What can we do with such people? Graphic artist and character animator Sydney Padua's solution is to turn the duo into comic characters that have been featured for years on her website 2D Goggles and now in a wonderful graphic novel The Thrilling Adventures of Lovelace and Babbage.

After an introductory chapter that presents Lady Lovelace's background and story, a pocket universe is ripped from the multiverse where Lovelace and Babbage live in a steampunk world. The Analytical Engine exists, and in a strange variant of Moore's Law, doubles in size every two years. Ada smokes a pipe and often wears dashing riding pants and boots, and Babbage sometimes even smiles. Lovelace and Babbage are directed by Queen Victoria to use the Analytical Engine to solve crime, but their actual adventures are often of a more surrealist nature.

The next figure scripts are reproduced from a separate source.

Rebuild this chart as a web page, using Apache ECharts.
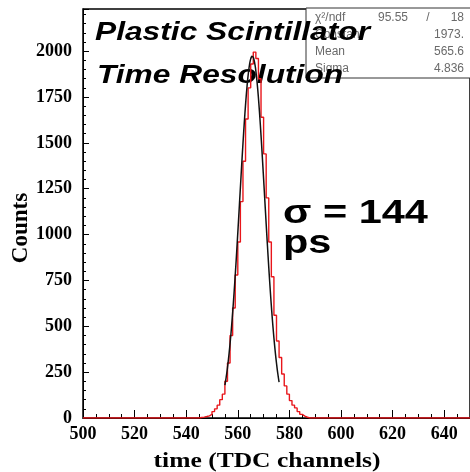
<!DOCTYPE html>
<html>
<head>
<meta charset="utf-8">
<script src="https://cdn.jsdelivr.net/npm/echarts@6/dist/echarts.min.js"></script>
<style>
  html, body { margin: 0; padding: 0; background: #fff; }
  #chart { width: 470px; height: 472px; }
</style>
</head>
<body>
<div id="chart"></div>
<script>
// TDC channel range of the histogram (1 channel per bin)
const xMin = 500;
const xMax = 650;
const xTickStep = 20;
const yMax = 2230;
const yTickStep = 250;

// Bin contents for channels 545 .. 586 (all other bins are empty)
const firstFilledChannel = 545;
const counts = [
  3, 5, 8, 12, 20, 35, 50, 70, 100, 130,                   // 545-554
  200, 300, 450, 600, 780, 960, 1180, 1400, 1630, 1800,    // 555-564
  1930, 1995, 1960, 1850, 1640, 1440, 1200, 960, 770, 560, // 565-574
  420, 330, 240, 175, 130, 95, 70, 55, 35, 20,             // 575-584
  10, 4                                                     // 585-586
];

// Gaussian fit results (stat box)
const fitStats = {
  chi2: '95.55', ndf: '18',
  constant: 1973, mean: 565.6, sigma: 4.836
};
const fitRange = [555, 576];

// Histogram outline: one point per bin lower edge, closed at xMax
const histPoints = [];
for (let ch = xMin; ch < xMax; ch++) {
  const i = ch - firstFilledChannel;
  histPoints.push([ch, (i >= 0 && i < counts.length) ? counts[i] : 0]);
}
histPoints.push([xMax, 0]);

// Fitted Gaussian over the fit range
const fitPoints = [];
for (let x = fitRange[0]; x <= fitRange[1] + 1e-9; x += 0.25) {
  const z = (x - fitStats.mean) / fitStats.sigma;
  fitPoints.push([x, fitStats.constant * Math.exp(-0.5 * z * z)]);
}

const serif = '"Liberation Serif", "Times New Roman", serif';
const sans = '"Liberation Sans", Arial, Helvetica, sans-serif';
const statColor = '#6a6a6a';
const statFont = '12px ' + sans;

function statText(x, y, text, align) {
  return {
    type: 'text', z: 0, x: x, y: y,
    style: { text: text, font: statFont, fill: statColor, textAlign: align || 'left', textVerticalAlign: 'middle' }
  };
}

const chart = echarts.init(document.getElementById('chart'), null, { renderer: 'canvas' });

chart.setOption({
  animation: false,
  backgroundColor: '#ffffff',
  grid: {
    left: 83, right: -6, top: 9, bottom: 54,
    show: true, borderColor: '#000', borderWidth: 1.5, backgroundColor: 'transparent'
  },
  xAxis: {
    type: 'value',
    min: xMin, max: xMax, interval: xTickStep,
    axisLine: { show: true, onZero: false, lineStyle: { color: '#000', width: 1 } },
    axisTick: { show: true, inside: true, length: 8, lineStyle: { color: '#000', width: 1 } },
    minorTick: { show: true, splitNumber: 4, length: 4, lineStyle: { color: '#000', width: 1 } },
    splitLine: { show: false },
    axisLabel: {
      showMaxLabel: false,
      margin: 7,
      formatter: v => String(v),
      fontFamily: serif, fontWeight: 'bold', fontSize: 18, color: '#000'
    }
  },
  yAxis: {
    type: 'value',
    min: 0, max: yMax, interval: yTickStep,
    axisLine: { show: true, lineStyle: { color: '#000', width: 1 } },
    axisTick: { show: true, inside: true, length: 6, lineStyle: { color: '#000', width: 1 } },
    minorTick: { show: true, splitNumber: 5, length: 3, lineStyle: { color: '#000', width: 1 } },
    splitLine: { show: false },
    axisLabel: {
      showMaxLabel: false,
      margin: 11,
      formatter: v => String(v),
      fontFamily: serif, fontWeight: 'bold', fontSize: 18, color: '#000'
    }
  },
  series: [
    {
      name: 'histogram',
      type: 'line',
      step: 'end',
      data: histPoints,
      showSymbol: false,
      z: 3,
      lineStyle: { color: '#e8161b', width: 1.4 }
    },
    {
      name: 'gaus fit',
      type: 'line',
      smooth: true,
      data: fitPoints,
      showSymbol: false,
      z: 4,
      lineStyle: { color: '#111', width: 1.5 }
    }
  ],
  graphic: [
    // statistics box
    {
      type: 'rect', z: 0,
      shape: { x: 306, y: 8, width: 180, height: 70 },
      style: { fill: '#fff', stroke: '#333', lineWidth: 1 }
    },
    statText(315, 18, 'χ²/ndf'),
    statText(408, 18, fitStats.chi2, 'right'),
    statText(428, 18, '/', 'center'),
    statText(464, 18, fitStats.ndf, 'right'),
    statText(315, 35, 'Constant'),
    statText(464, 35, fitStats.constant + '.', 'right'),
    statText(315, 52, 'Mean'),
    statText(464, 52, String(fitStats.mean), 'right'),
    statText(315, 69, 'Sigma'),
    statText(464, 69, String(fitStats.sigma), 'right'),
    // headline
    { type: 'text', z: 1, x: 95, y: 33, scaleX: 1.22,
      style: { text: 'Plastic Scintillator', font: 'italic bold 26px ' + sans, fill: '#000', textVerticalAlign: 'middle' } },
    { type: 'text', z: 1, x: 97, y: 76, scaleX: 1.22,
      style: { text: 'Time Resolution', font: 'italic bold 26px ' + sans, fill: '#000', textVerticalAlign: 'middle' } },
    // resolution annotation
    { type: 'text', z: 1, x: 283, y: 214, scaleX: 1.22,
      style: { text: 'σ = 144', font: 'bold 34px ' + sans, fill: '#000', textVerticalAlign: 'middle' } },
    { type: 'text', z: 1, x: 283, y: 244, scaleX: 1.22,
      style: { text: 'ps', font: 'bold 34px ' + sans, fill: '#000', textVerticalAlign: 'middle' } },
    // axis titles
    { type: 'text', z: 1, x: 267, y: 461, scaleX: 1.16,
      style: { text: 'time (TDC channels)', font: 'bold 22px ' + serif, fill: '#000', textAlign: 'center', textVerticalAlign: 'middle' } },
    { type: 'text', z: 1, x: 21, y: 228, rotation: Math.PI / 2,
      style: { text: 'Counts', font: 'bold 23px ' + serif, fill: '#000', textAlign: 'center', textVerticalAlign: 'middle' } }
  ]
});
</script>
</body>
</html>
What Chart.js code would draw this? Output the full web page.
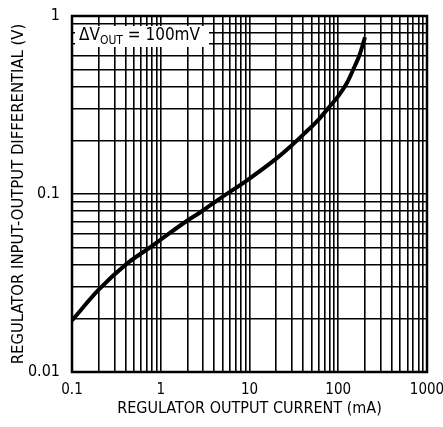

What surprised me most was the large amount of research into Victorian science, mathematics, and literature that has gone into this book. Characters show up who these days are not widely known outside of Victorian specialists, such as Mrs. Somerville, Thomas Carlyle, and Sir William Rowan Hamilton (the inventor of quaternions). I particularly liked the episode where Ada falls asleep and becomes Alice falling through a looking-glass into an odd mathematical world. It was also quite fun seeing George Eliot scrambling through the internals of the Analytical Engine chasing the manuscript of a novel that the machine has grabbed for mechanical literary analysis. ("It looks like you are writing a novel! Would you like help?" a human Victorian version of Clippy asks, and at one point George Eliot confesses that "I'm in a maze of twisty little passages, all alike!")

To help us stay afloat — and perhaps inspired by the nature of Ada's contribution to the history of computing — Sydney Padua has supplied two levels of footnotes: shorter ones at the bottom of many pages, and longer ones at the end of the chapters. She admits to spending a lot of time with Google Books searching 19th century periodicals for mentions of her heroes, and she's turned up several treasures of her research that she presents in an appendix. A second appendix contains her rendition of the major components of the Analytical Engine, which is something that apparently noone else has thought to do before.

Despite the high levels of research and erudition, The Thrilling Adventures of Lovelace and Babbage manages to maintain a light, humorous tone, with sly jokes and bad puns. I am reluctant to use the word "silly" but the author has given me permission: On page 157 she shows up as one of the subjects of George Eliot's famous article on "Silly Novels by Lady Novelists" and confesses in a footnote that "although I'm debatedly a lady, my novel is beyond all debate extremely silly."

So there. The Thrilling Adventures of Lovelace and Babbage is learned, clever, funny, and above all very silly in the best sense of the word.